CONSIDERAÇÕES FINAIS

É comum o equívoco de que a possibilidade de uma relação harmônica entre a natureza e a sociedade seja inviável na contemporaneidade. Essa premissa esteve muito presente no imaginário coletivo pelo menos até a década de 1960, quando houve a efetivação de diversos estudos sobre essa relação, oriundos da ecologia e do movimento verde (Nery, 2018). A consequência de tal ascensão montou um cenário propício à inovação na área, o que fez com que na década seguinte, na Austrália, nascesse a permacultura. Muito mais que uma prática, a permacultura se trata de um estilo de vida, englobando uma ética de cuidado consigo mesmo, com o próximo e com o espaço.

A proposta esboçada neste estudo, por sua vez, tratou de verificar como relacionar as práticas de permacultura dentro do ambiente escolar do campus Riacho Fundo do Instituto Federal de Brasília, de forma que se possa fortalecer o senso de comunidade e trabalhar diversas áreas do conhecimento, já que a permacultura se mostra como um campo holístico e inter/transdisciplinar. Algo tão complexo e relativamente novo como a permacultura, não pode se resumir a apenas um estudo. Assim, esta pesquisa trata-se de uma porta sendo aberta para jovens pesquisadores que ainda estão porvir. Configura-se em um início, um pequeno rascunho de uma ideia que tem que ser aprimorada, por meio do diálogo horizontal, ao longo do tempo. E ao se falar em portas, defende-se que a permacultura é uma saída possível e, necessária, para esse mundo extremamente caótico em que vivemos. A articulação dos conhecimentos com o fomento à convivência social (em perspectiva ampla) podem favorecer a diminuição das desigualdades e da fome, por exemplo.

Se por um lado a pandemia demandou a reorientação do planejamento inicial, como a eliminação de algumas visitas técnicas previamente planejadas e substituídas por outras estratégias de coletas de dados. De outro, demonstrou, na prática, a importância de regimes alimentares e de modelos de sociabilização que favoreçam o reconhecimento de técnicas e organizações produtivas esquecidas no imaginário social coletivo em detrimento de uma maneira única de pensar a produção de alimentos e de convivência social (Shiva, 2003).

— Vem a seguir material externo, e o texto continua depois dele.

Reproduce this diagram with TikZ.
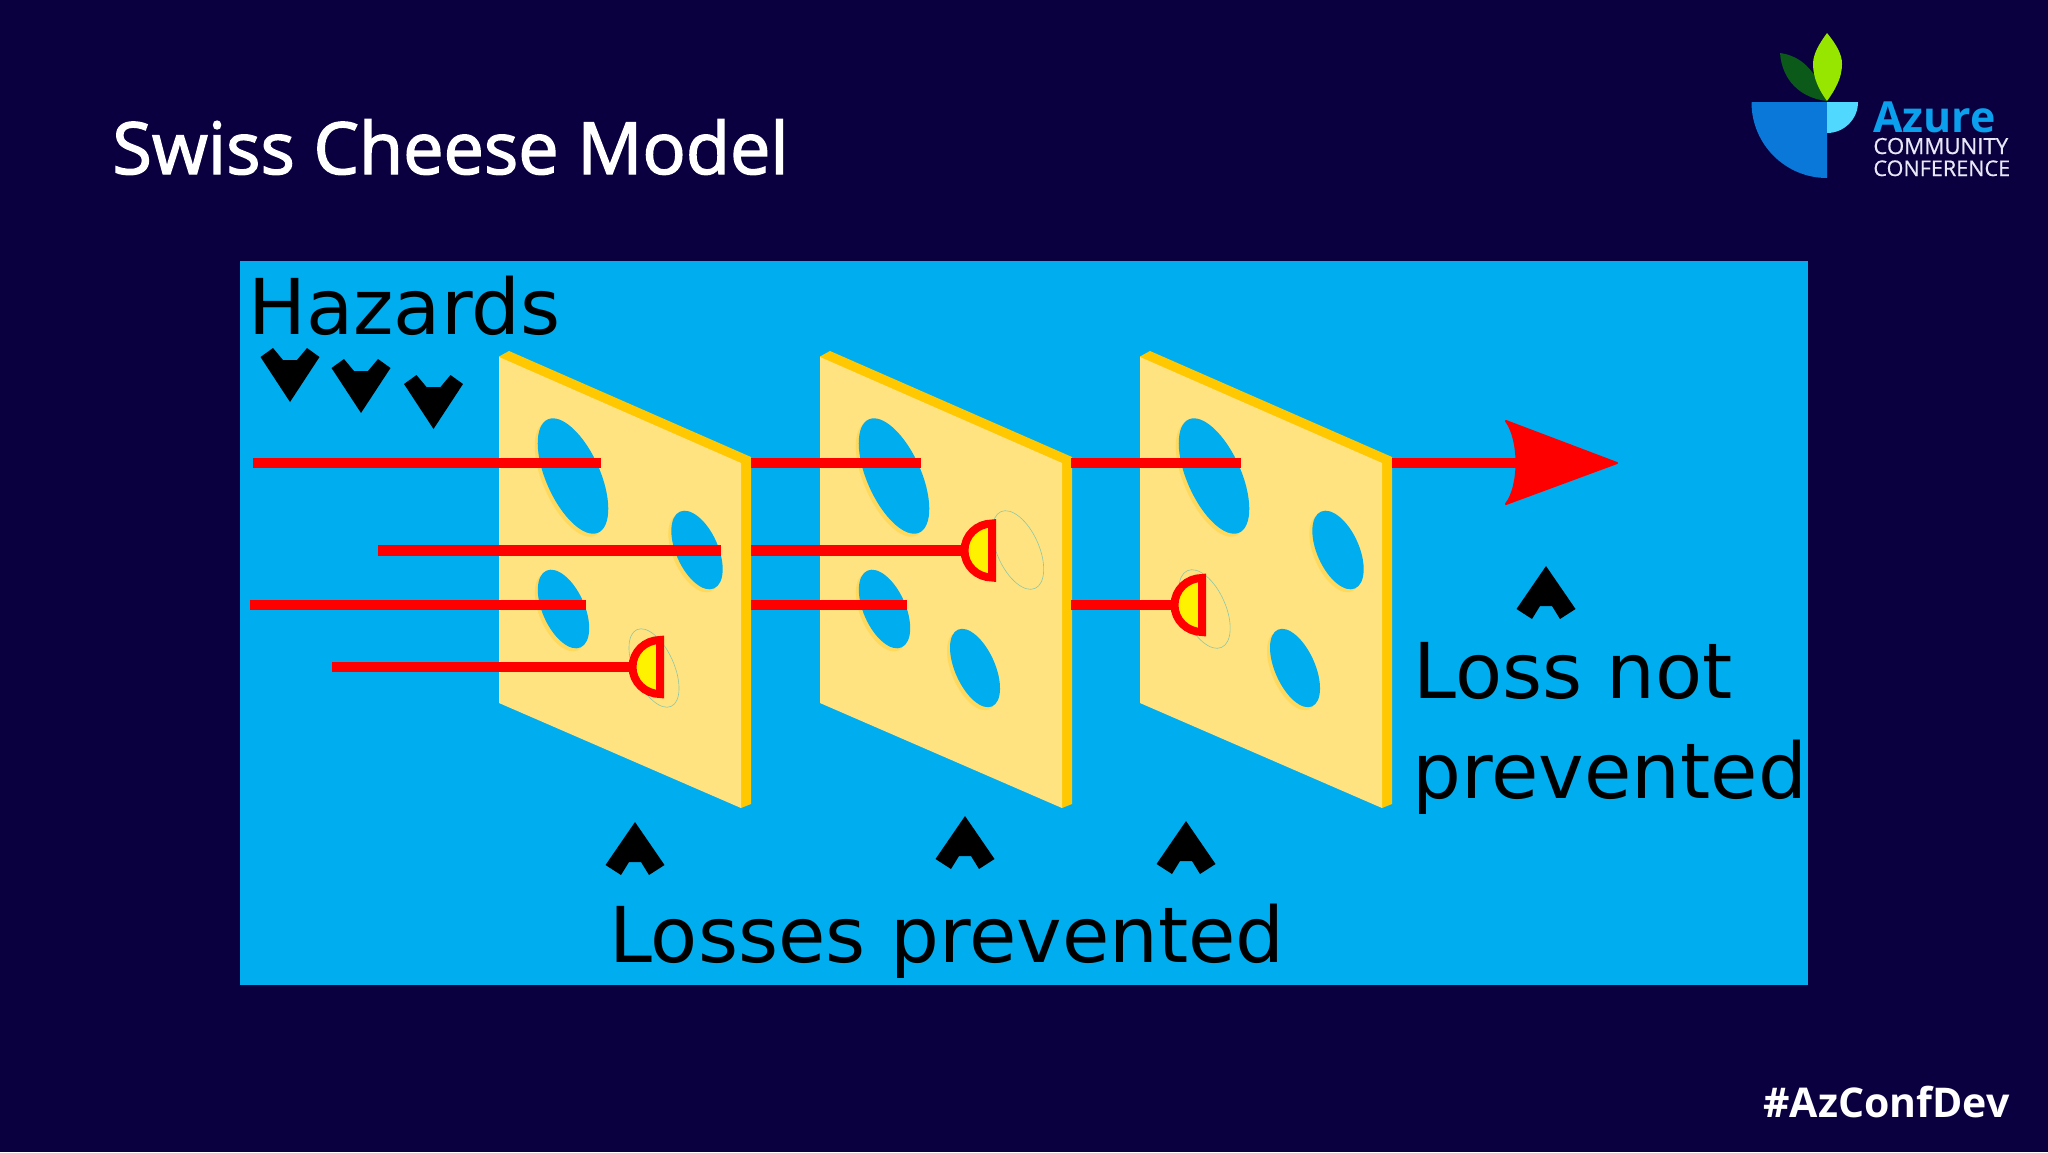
\documentclass[tikz,border=0pt]{standalone}
\usepackage{fontspec}
\setmainfont{DejaVu Sans}
\newfontfamily\titlefont[FakeBold=2]{Open Sans}
\newfontfamily\logofont{Open Sans}
\newfontfamily\logosemi[FakeBold=0.6]{Open Sans}
\definecolor{bgnavy}{HTML}{0A0040}
\definecolor{panelblue}{HTML}{00ADEF}
\definecolor{cheese}{HTML}{FFE381}
\definecolor{rim}{HTML}{FFC800}
\definecolor{holeshade}{HTML}{FFD95C}
\definecolor{ghost}{HTML}{8CC8A8}
\definecolor{leafdark}{HTML}{0B5A1A}
\definecolor{leaflight}{HTML}{96E600}
\definecolor{bowlblue}{HTML}{0A78D8}
\definecolor{bowllight}{HTML}{50D8FF}
\definecolor{azureblue}{HTML}{0AA0EE}
\definecolor{logotext}{HTML}{E8E8F8}
\tikzset{
  x=0.5pt,y=-0.5pt,
  hazardline/.style={draw=red,line width=5.4pt},
  cupshape/.style={draw=red,fill=yellow,line width=4pt,line join=miter},
  bigtext/.style={anchor=base west,inner sep=0pt,font=\fontsize{38.5}{38.5}\selectfont,text=black},
  logotxt/.style={anchor=base west,inner sep=0pt,text=logotext},
}
\newcommand{\cheesehole}[4]{% cx cy a b
  \fill[holeshade,rotate around={24:(#1-3,#2+3)}] (#1-3,#2+3) circle [x radius=#4,y radius=#3];
  \fill[panelblue,rotate around={24:(#1,#2)}] (#1,#2) circle [x radius=#4,y radius=#3];
}
\newcommand{\ghosthole}[4]{%
  \draw[ghost,line width=0.3pt,rotate around={24:(#1,#2)}] (#1,#2) circle [x radius=#4,y radius=#3];
}
\newcommand{\plateshape}{%
  \fill[rim] (499,360) -- (499,356.5) -- (509,351) -- (751,457) -- (751,804) -- (741,808) -- (741,470) -- cycle;
  \fill[cheese] (499,357) -- (741,463) -- (741,808) -- (499,703) -- cycle;
}
\newcommand{\holeA}{\cheesehole{573}{476}{62}{27}}
\newcommand{\holeB}{\cheesehole{697}{550}{42}{21}}
\newcommand{\holeC}{\cheesehole{563.5}{609}{42}{21}}
\newcommand{\holeD}{\cheesehole{654}{668}{42}{20}}
\newcommand{\downmark}[2]{%
  \fill[black,shift={(#1,#2)}] (0,0) -- (-29.5,-45) -- (-17,-54) -- (-7,-42) -- (7,-42) -- (17,-54) -- (29.5,-45) -- cycle;
}
\newcommand{\upmark}[2]{%
  \fill[black,shift={(#1,#2)}] (0,0) -- (-29.5,43) -- (-14,53) -- (-6,40) -- (6,40) -- (14,53) -- (29.5,43) -- cycle;
}
\newcommand{\stopcup}[2]{% flat outer x, y
  \draw[cupshape,shift={(#1-3,#2)}] (0,-27) arc [start angle=270,end angle=90,x radius=27.5,y radius=27] -- cycle;
}
\begin{document}
\begin{tikzpicture}
\useasboundingbox (0,0) rectangle (2048,1152);
\fill[bgnavy] (0,0) rectangle (2048,1152);
\fill[panelblue] (240,261) rectangle (1808,985);

% plate 1
\plateshape \holeA \holeB \holeC
\ghosthole{654}{668}{42}{20}
% plate 2
\begin{scope}[shift={(321,0)}]
\plateshape \holeA \holeC \holeD
\ghosthole{697}{550}{42}{21}
\end{scope}
% plate 3
\begin{scope}[shift={(641,0)}]
\plateshape \holeA \holeB \holeD
\ghosthole{563.5}{609}{42}{21}
\end{scope}

% hazard lines
\draw[hazardline] (253,463) -- (601,463);
\draw[hazardline] (751,463) -- (921,463);
\draw[hazardline] (1071,463) -- (1241,463);
\draw[hazardline] (1392,463) -- (1525,463);
\fill[red,draw=red,line width=1pt,line join=round] (1617,463) -- (1506,421) .. controls (1520,440) and (1520,486) .. (1506,504) -- cycle;

\draw[hazardline] (378,550.5) -- (721,550.5);
\draw[hazardline] (751,550.5) -- (966,550.5);
\stopcup{995}{550.5}

\draw[hazardline] (250,605) -- (586,605);
\draw[hazardline] (751,605) -- (907,605);
\draw[hazardline] (1071,605) -- (1173,605);
\stopcup{1205}{605}

\draw[hazardline] (332,667) -- (633,667);
\stopcup{663}{667}

% markers
\downmark{290}{402}
\downmark{361}{413}
\downmark{433.5}{429}
\upmark{635}{822}
\upmark{965}{816}
\upmark{1186}{821}
\upmark{1546}{566}

% labels
\node[bigtext] (hazards) at (248,334) {Hazards};
\node[bigtext] (losses) at (609,962) {Losses prevented};
\node[bigtext] (lossnot) at (1413,698.5) {Loss not};
\node[bigtext] (prevented) at (1412,798) {prevented};

% title + tag
\node[anchor=base west,inner sep=0pt,text=white,font=\titlefont\fontsize{36}{36}\selectfont] (title) at (112,174) {Swiss Cheese Model};
\node[anchor=base west,inner sep=0pt,text=white,font=\logofont\bfseries\fontsize{20.5}{20.5}\selectfont] (tag) at (1763,1117) {\#AzConfDev};

% logo
\fill[leafdark] (1780,53) .. controls (1800,56) and (1815,68) .. (1827,101) .. controls (1800,98) and (1782,80) .. cycle;
\fill[leaflight] (1827,33) .. controls (1836,44) and (1842,54) .. (1842,64) .. controls (1842,78) and (1835,90) .. (1827,101) .. controls (1819,90) and (1813,78) .. (1813,64) .. controls (1813,54) and (1819,44) .. cycle;
\fill[bowlblue] (1752,102) -- (1827,102) -- (1827,178) arc [start angle=90,end angle=180,radius=75.5] -- cycle;
\fill[bowllight] (1827,102) -- (1858,102) arc [start angle=0,end angle=90,radius=31] -- cycle;
\node[anchor=base west,inner sep=0pt,text=azureblue,font=\logofont\bfseries\fontsize{21.4}{21.4}\selectfont] (azure) at (1873,132) {Azure};
\node[logotxt,font=\logosemi\fontsize{11.1}{11.1}\selectfont] (community) at (1873,154) {COMMUNITY};
\node[logotxt,font=\logosemi\fontsize{10.8}{10.8}\selectfont] (conference) at (1873,176) {CONFERENCE};
\end{tikzpicture}
\end{document}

Portanto, pode-se assinalar a importância e o “peso” da permacultura no cotidiano. Ainda há um longo caminho a percorrer, mas o início desse processo se mostra potente em gerar reflexões teórico-práticas e preocupação de mudanças de caráter ambiental e social, trazendo uma melhoria social para todos. Diante das desigualdades nas quais o mundo está mergulhado, a permacultura traz consigo a esperança e o sonho de romper com o modelo de produção nocivo vigente atualmente no Brasil.